EXERCISE PROMPT :: Write out the material exactly, without any of its pictures.
==*==
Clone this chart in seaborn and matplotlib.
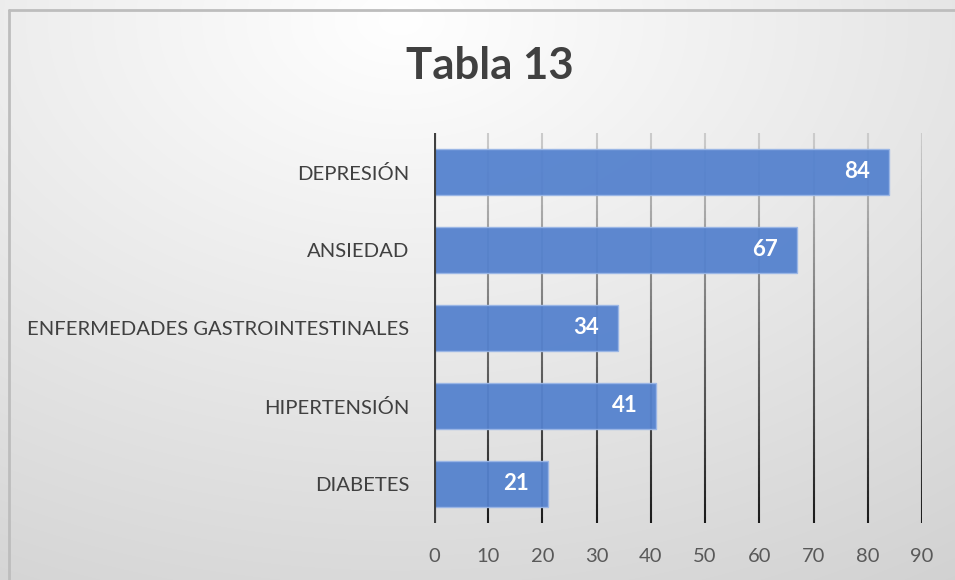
import numpy as np
import matplotlib
matplotlib.use("Agg")
import matplotlib.pyplot as plt
import seaborn as sns
import pandas as pd
from matplotlib.collections import LineCollection

categories = ["DEPRESIÓN", "ANSIEDAD", "ENFERMEDADES GASTROINTESTINALES", "HIPERTENSIÓN", "DIABETES"]
values = [84, 67, 34, 41, 21]
xticks = [0, 10, 20, 30, 40, 50, 60, 70, 80, 90]
title = "Tabla 13"

sns.set_theme(style="white")
plt.rcParams['font.family'] = ['Lato', 'DejaVu Sans']

df = pd.DataFrame({"cat": categories, "val": values})

fig = plt.figure(figsize=(9.55, 5.8), dpi=100)

# background gradient
bg = fig.add_axes([0, 0, 1, 1], zorder=-10)
H, W = 580, 955
yy, xx = np.mgrid[0:H, 0:W]
cx, cy = 400, 20
d = np.sqrt(((xx - cx) / W) ** 2 + ((yy - cy) / H * 0.9) ** 2)
v = 1.0 - 0.17 * np.clip(d / 1.0, 0, 1.3)
img = np.dstack([v, v, v])
bg.imshow(img, extent=[0, 1, 0, 1], aspect='auto', origin='upper')
bg.set_xlim(0, 1); bg.set_ylim(0, 1)
bg.plot([9 / W, 9 / W], [0, 1 - 10 / H], color="#BDBDBD", lw=2)
bg.plot([9 / W, 1], [1 - 10 / H, 1 - 10 / H], color="#BDBDBD", lw=2)
bg.axis('off')

ax = fig.add_axes([434 / 955, 1 - 523 / 580, (922 - 434) / 955, (523 - 133) / 580])
ax.patch.set_alpha(0)

sns.barplot(data=df, y="cat", x="val", orient="h", ax=ax, color="#5582CE",
            saturation=1, width=0.59, alpha=0.95, edgecolor="#9AB6E6",
            linewidth=1, zorder=3)

ax.set_xlim(0, 90)
ax.set_ylim(4.5, -0.5)
ax.set_xticks(xticks)
ax.set_xticklabels([str(t) for t in xticks])
ax.set_xlabel("")
ax.set_ylabel("")
for s in ax.spines.values():
    s.set_visible(False)
ax.tick_params(axis='x', length=0, pad=18, labelsize=14.5, labelcolor="#595959")
ax.tick_params(axis='y', length=0, pad=18, labelsize=14.6, labelcolor="#404040")
ax.grid(False)

# gradient gridlines
n = 60
ys = np.linspace(-0.5, 4.5, n + 1)
top = np.array([0.80, 0.80, 0.80])
bot = np.array([0.10, 0.10, 0.10])
for t in xticks[1:]:
    segs = [[(t, ys[i]), (t, ys[i + 1])] for i in range(n)]
    cols = [tuple(top + (bot - top) * ((i + 0.5) / n)) for i in range(n)]
    lc = LineCollection(segs, colors=cols, linewidths=1.5, zorder=2)
    ax.add_collection(lc)
ax.axvline(0, color="#404040", lw=3, zorder=4)

for i, val in enumerate(values):
    ax.text(val - 3.5, i, str(val), ha='right', va='center', color='white',
            fontsize=16, fontweight='bold', zorder=5)

fig.text(490 / 955, 1 - 66 / 580, title, ha='center', va='center', fontsize=31.5,
         fontweight='bold', color="#404040")

fig.savefig("out.png", dpi=100)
==*==
FULL RESPONSE ::
Clone this chart in seaborn and matplotlib.
import numpy as np
import matplotlib
matplotlib.use("Agg")
import matplotlib.pyplot as plt
import seaborn as sns
import pandas as pd
from matplotlib.collections import LineCollection

categories = ["DEPRESIÓN", "ANSIEDAD", "ENFERMEDADES GASTROINTESTINALES", "HIPERTENSIÓN", "DIABETES"]
values = [84, 67, 34, 41, 21]
xticks = [0, 10, 20, 30, 40, 50, 60, 70, 80, 90]
title = "Tabla 13"

sns.set_theme(style="white")
plt.rcParams['font.family'] = ['Lato', 'DejaVu Sans']

df = pd.DataFrame({"cat": categories, "val": values})

fig = plt.figure(figsize=(9.55, 5.8), dpi=100)

# background gradient
bg = fig.add_axes([0, 0, 1, 1], zorder=-10)
H, W = 580, 955
yy, xx = np.mgrid[0:H, 0:W]
cx, cy = 400, 20
d = np.sqrt(((xx - cx) / W) ** 2 + ((yy - cy) / H * 0.9) ** 2)
v = 1.0 - 0.17 * np.clip(d / 1.0, 0, 1.3)
img = np.dstack([v, v, v])
bg.imshow(img, extent=[0, 1, 0, 1], aspect='auto', origin='upper')
bg.set_xlim(0, 1); bg.set_ylim(0, 1)
bg.plot([9 / W, 9 / W], [0, 1 - 10 / H], color="#BDBDBD", lw=2)
bg.plot([9 / W, 1], [1 - 10 / H, 1 - 10 / H], color="#BDBDBD", lw=2)
bg.axis('off')

ax = fig.add_axes([434 / 955, 1 - 523 / 580, (922 - 434) / 955, (523 - 133) / 580])
ax.patch.set_alpha(0)

sns.barplot(data=df, y="cat", x="val", orient="h", ax=ax, color="#5582CE",
            saturation=1, width=0.59, alpha=0.95, edgecolor="#9AB6E6",
            linewidth=1, zorder=3)

ax.set_xlim(0, 90)
ax.set_ylim(4.5, -0.5)
ax.set_xticks(xticks)
ax.set_xticklabels([str(t) for t in xticks])
ax.set_xlabel("")
ax.set_ylabel("")
for s in ax.spines.values():
    s.set_visible(False)
ax.tick_params(axis='x', length=0, pad=18, labelsize=14.5, labelcolor="#595959")
ax.tick_params(axis='y', length=0, pad=18, labelsize=14.6, labelcolor="#404040")
ax.grid(False)

# gradient gridlines
n = 60
ys = np.linspace(-0.5, 4.5, n + 1)
top = np.array([0.80, 0.80, 0.80])
bot = np.array([0.10, 0.10, 0.10])
for t in xticks[1:]:
    segs = [[(t, ys[i]), (t, ys[i + 1])] for i in range(n)]
    cols = [tuple(top + (bot - top) * ((i + 0.5) / n)) for i in range(n)]
    lc = LineCollection(segs, colors=cols, linewidths=1.5, zorder=2)
    ax.add_collection(lc)
ax.axvline(0, color="#404040", lw=3, zorder=4)

for i, val in enumerate(values):
    ax.text(val - 3.5, i, str(val), ha='right', va='center', color='white',
            fontsize=16, fontweight='bold', zorder=5)

fig.text(490 / 955, 1 - 66 / 580, title, ha='center', va='center', fontsize=31.5,
         fontweight='bold', color="#404040")

fig.savefig("out.png", dpi=100)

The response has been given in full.